I like natural blonde hair and blue eyes. I enjoy spotting people with these features and I like their company because I find them particularly beautiful. However, this does not prevent me from practising racial purity. To the contrary, I recognise that for these people to continue exist, it is best to leave their gene pool undisturbed. It is like walking in nature and you find some beautiful sceneries. Out of respect for nature, you will not disturb those sceneries. As a traditional Chinese person, I have an altruistic personality and I take responsibility for my actions. I want to keep things as they are so that other people can enjoy the same things I enjoy observing. The fact I like Whites does not mean at all that I want to mix with them. It actually makes my desire stronger not to do so at all. I reject race-mixing on principle, because it is bad for the people that I care about. You wish no harm to whatever you love.

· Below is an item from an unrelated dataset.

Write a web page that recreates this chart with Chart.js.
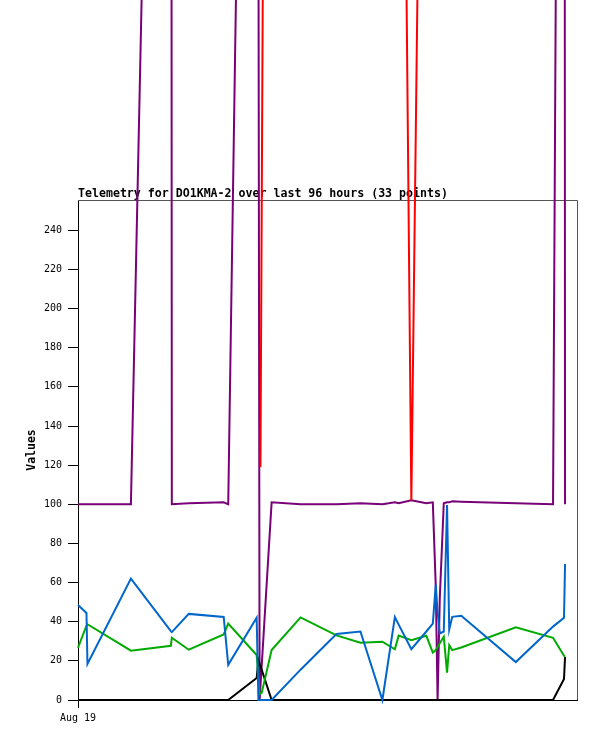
<!DOCTYPE html>
<html>
<head>
<meta charset="utf-8">
<title>Telemetry for DO1KMA-2</title>
<script src="https://cdn.jsdelivr.net/npm/chart.js@4.4.1/dist/chart.umd.min.js"></script>
<style>
  html, body { margin: 0; padding: 0; background: #fff; }
  canvas { display: block; }
</style>
</head>
<body>
<canvas id="chart" width="597" height="741"></canvas>
<script>
// hours since start of window (x axis runs 0..96)
var hours = [0, 1.63, 1.82, 10.18, 17.86, 18.05, 21.31, 28.03, 28.90, 34.37, 34.71, 34.94, 35.33, 37.25, 42.82,
  49.73, 54.34, 58.56, 60.96, 61.69, 64.13, 67.01, 68.26, 68.83, 69.18, 69.60, 70.37, 71.00, 71.42, 72.00,
  73.73, 84.23, 91.39, 93.50, 93.70]

var purpleVals = [100, 100, 100, 100, 1062, 100, 100.5, 101, 100, 1051, 410, 0, 17, 101, 100,
  100, 100.5, 100, 101, 100.5, 102, 100.5, 101, 58, 0, 52, 100.5, 101, 101, 101.5,
  101.3, 100.5, 100, 1150, 100]
var blueVals = [48.5, 44.5, 18.4, 62, 35.2, 34.7, 44, 42.4, 18, 42, 0, 0, 0, 0, 15.5,
  33.7, 35, 0, 42.4, 38.5, 26, 35, 39, 59, 45, 34, 35, 99.6, 36, 42.5,
  43, 19.4, 37.5, 42, 69.5]
var greenVals = [26.7, 38, 38.7, 25.2, 27.7, 31.8, 25.7, 33.5, 39, 23, 12, 3, 3.5, 25.5, 42.2,
  33, 29.3, 29.8, 25.9, 32.9, 30.6, 32.8, 24.2, 25.5, 27, 29, 32.3, 14, 28, 25.5,
  26.8, 37.1, 31.8, 22.6, 22]
var blackVals = [0, 0, 0, 0, 0, 0, 0, 0, 0, 11.2, 20.4, 18.5, 15.5, 0, 0,
  0, 0, 0, 0, 0, 0, 0, 0, 0, 0, 0, 0, 0, 0, 0,
  0, 0, 0, 10.7, 22]

// red only shows where it leaves the purple trace
var redHours = [35.10, 36.10, null, 62.85, 64.13, 65.60]
var redVals = [119, 661, null, 460, 102, 426]

var yTicks = [0, 20, 40, 60, 80, 100, 120, 140, 160, 180, 200, 220, 240]
var xTickHours = [0]
var xTickLabels = ['Aug 19']
var titleText = 'Telemetry for DO1KMA-2 over last 96 hours (33 points)'

function toPoints(xs, ys) {
  return xs.map(function (x, i) { return { x: x === null ? NaN : x, y: ys[i] } })
}

function line(color, xs, ys) {
  return {
    data: toPoints(xs, ys),
    borderColor: color,
    borderWidth: 2,
    pointRadius: 0,
    tension: 0,
    fill: false,
    clip: false,
    spanGaps: false
  }
}

var monoFont = 'DejaVu Sans Mono'

var framePlugin = {
  id: 'frameAndTitle',
  beforeDatasetsDraw: function (chart) {
    var ctx = chart.ctx
    var a = chart.chartArea
    ctx.save()
    ctx.strokeStyle = '#555555'
    ctx.lineWidth = 1
    ctx.beginPath()
    ctx.moveTo(a.left, a.top + 0.5)
    ctx.lineTo(a.right + 0.5, a.top + 0.5)
    ctx.lineTo(a.right + 0.5, a.bottom)
    ctx.stroke()
    ctx.font = 'bold 11.6px "' + monoFont + '"'
    ctx.fillStyle = '#000'
    ctx.textBaseline = 'alphabetic'
    ctx.textAlign = 'left'
    ctx.fillText(titleText, a.left, a.top - 3)
    ctx.restore()
  }
}

var ctx = document.getElementById('chart').getContext('2d')
var myChart = new Chart(ctx, {
  type: 'line',
  data: {
    datasets: [
      line('#0066cc', hours, blueVals),
      line('#00aa00', hours, greenVals),
      line('#000000', hours, blackVals),
      line('#ff0000', redHours, redVals),
      line('#780078', hours, purpleVals)
    ]
  },
  options: {
    responsive: false,
    animation: false,
    devicePixelRatio: 1,
    layout: { padding: { top: 200, right: 20, left: 0, bottom: 0 } },
    plugins: {
      legend: { display: false },
      tooltip: { enabled: false },
      title: { display: false }
    },
    scales: {
      x: {
        type: 'linear',
        min: 0,
        max: 96,
        afterBuildTicks: function (s) { s.ticks = xTickHours.map(function (v) { return { value: v } }) },
        afterFit: function (s) { s.height = 41 },
        ticks: {
          autoSkip: false,
          maxRotation: 0,
          color: '#000',
          padding: 4,
          font: { family: monoFont, size: 10 },
          callback: function (v) { return xTickLabels[xTickHours.indexOf(v)] }
        },
        grid: { drawOnChartArea: false, drawTicks: true, tickLength: 8, color: '#000' },
        border: { display: true, color: '#000', width: 1 }
      },
      y: {
        min: 0,
        max: 255.5,
        afterBuildTicks: function (s) { s.ticks = yTicks.map(function (v) { return { value: v } }) },
        afterFit: function (s) { s.width = 78 },
        ticks: {
          color: '#000',
          padding: 6,
          font: { family: monoFont, size: 10 }
        },
        grid: { drawOnChartArea: false, drawTicks: true, tickLength: 10, color: '#000' },
        border: { display: true, color: '#000', width: 1 },
        title: {
          display: true,
          text: 'Values',
          color: '#000',
          font: { family: monoFont, size: 11.5, weight: 'bold' },
          padding: { top: 25, bottom: 0 }
        }
      }
    }
  },
  plugins: [framePlugin]
})
</script>
</body>
</html>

I love nature, for instance. I enjoy walking in forests. I am fascinated with the diversity of plants and trees. I feel alive when I can breathe in the fresh air of the forest after rainfall. Destroying some plants or trees would be totally out of character for me. From the perspective of my love it would make no sense if I did. I deeply respect nature and I feel that it is sacred. Therefore, I will never do harm to it. I have the same attitude towards Whites. Profound empathy is a way of life for me. I feel that it has value for humanity to preserve the racial purity of Whites. I am merely trying to understand the intricate link between the needs of Whites in particular and humanity in general.
I am proud of my Chinese heritage, and it would hurt my pride to race-mix because that would make me feel like a guilty sinner towards all of my pure Chinese ancestors. I would hate myself so much if I did that. I understand that it would cause me chronic acute pain. I feel that listening to my heart is the right thing to do. My heart says that race-mixing would always cause me to feel like I committed a mortal sin against my Chinese parents, relatives and ancestors. At the same time, I also know that race-mixing causes pain to White people. Race-mixing creates an uneasy situation. I do not want to get myself into trouble. It is nice to observe and interact with Whites, but race-mixing is an entirely different matter.
Love, respect and empathy are regenerative forces for me. They preserve life. I care about human traditional diversity, I care that Whites and Asians continue to exist. Political movements that are trying to destroy racial diversity are extremely frightening and shocking to me. I feel that I have ties with the history of humanity. I am a pure Chinese female myself, I feel connected with my ancestry, and I find Whites good, kind and beautiful people. I accept and support racial purity for Whites and Asians. My heart and conscience tell me that this is the moral thing to do.